Les entreprises ont une rentabilité moyenne qui se mesure en dizièmes de pourcent. Pour preuve, regardez le CAC40, qui se traîne aux alentours de 5000 depuis dix ans. Seule la progression de quelques entreprises "vedettes" , comme  LVMH et  l' Oréal ont empêcher l'indice de plonger dans le vide. Regardez les fleurons de l'industrie qui sont au bord du gouffre. Regardez PSA qui avait il y a peu de temps encore plus de dettes que d'actifs; et Renault qui n' a pas bougé depuis 5 ans; et EDF qui... Alors que sur la même période de temps, le DAX a doublé et Volkswagen est devenu le premier constructeur mondial. Regardez Carrefour qui a perdu 50% de sa valeur depuis 10 ans, Air France 30%, la SNCF qui croule sous les dettes... Il n'y a guère que les secrétaires généraux de FO ou de la CGT qui, éblouis par leur propre train de vie, s'imaginent que l'herbe est plus verte encore dans le vrai privé. 

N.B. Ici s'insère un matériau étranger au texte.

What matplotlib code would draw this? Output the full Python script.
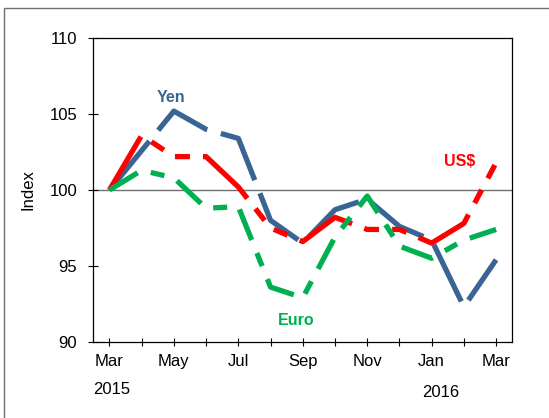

Dans le vrai privé, la concurrence est impitoyable, les prix sont tirés à la baisse et les rentabilités sont faibles, trop faibles pour rémunérer les risques courus par les apporteurs de capitaux qui préfèrent placer à 0,5% ou s'exiler quand ils en ont les moyens. Alors, de grâce, n'ajoutez pas un handicap supplémentaire.

Les entreprises n'ont pas de problème de financement; elles n'ont que des problèmes de rentabilité. Ce n'est hélas pas le retour de l' ISF qui arrangera cet état de fait. Alors, ne nous rendez pas l' ISF: cela ne permettra pas d'assouvir la jalousie des gilets jaunes, des bonnets rouges et des black blocs; mais cela permettra peut-être de ralentir les départs.